Previously, the client, the domestic importer in the case, had sought the customs authorities’ clarification regarding whether royalties paid to the overseas affiliate are dutiable.  Finding that such royalties are not dutiable, the customs authorities reassessed and reduced the applicable duties and other amounts due by excluding the royalty amounts from the dutiable base.  Based on this, the domestic importer had thereafter been reporting and paying customs duties and VAT without adding the royalties to the dutiable base.  However, the customs authorities subsequently overturned their earlier reassessment on the basis that the company had earlier made some factually inaccurate representations.  The customs authorities assessed additional customs duties and VAT based on again including the royalty in the dutiable base, and, in addition, assessed penalties on the company and refused to issue amended import VAT invoices.  The company then appealed the authorities’ decisions, seeking to cancel the penalty assessments as well as the refusal to issue the amended import VAT invoice.
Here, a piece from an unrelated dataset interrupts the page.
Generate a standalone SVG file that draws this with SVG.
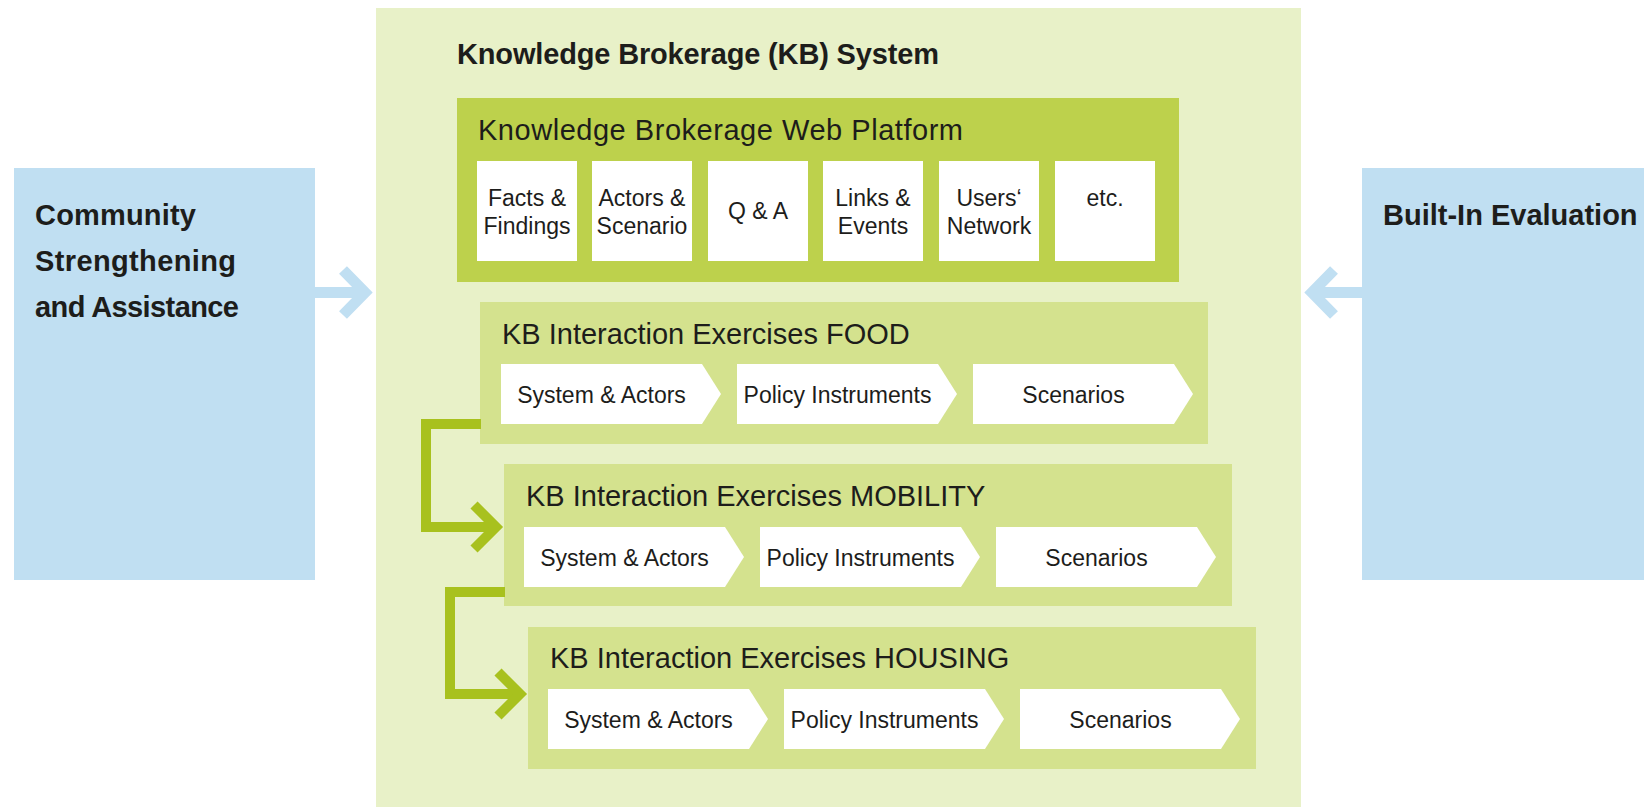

In multiple cases involving these disputed issues, the Administrative Court accepted the customs authorities’ arguments and dismissed the company’s claims.  On appeal, the High Court rendered split decisions with respect to these cases, where some accepted the importer’s claims but others did not.  Eventually, the Supreme Court recently held that (i) it cannot be deemed that there was fault attributable to the importer pursuant to Article 35 (2) (c) of the former Value-Added Tax Act; and (ii) there was a legitimate reason not to blame the importer for neglecting its obligations when it reported customs duties and other amounts without including royalties in the dutiable value.  As a result, in each of the relevant cases, the Supreme Court either found in favor of the company’s claims or remanded the case back to the High Court.

These decisions provide some meaningful guidance regarding the types and amount of documentation required to be submitted by taxpayers and the burden of proof on the customs authorities in determining whether the requirements regarding condition of sale and relatedness have been met in determining whether royalties paid should be included in the customs value of a good as provided by Article 20 (1) (4) of the Customs Act.  The decisions also provide a detailed description of the conditions that need to be met in order to issue an amended import VAT invoice and to legitimately assess penalties pursuant to the Customs Act with respect to imports of goods.  As such, we anticipate that these decisions will become important precedents in the context of future legal interpretation as well as practice relating to assessment of penalties, issuance of amended import VAT invoices and inclusion of royalties in the dutiable value of goods.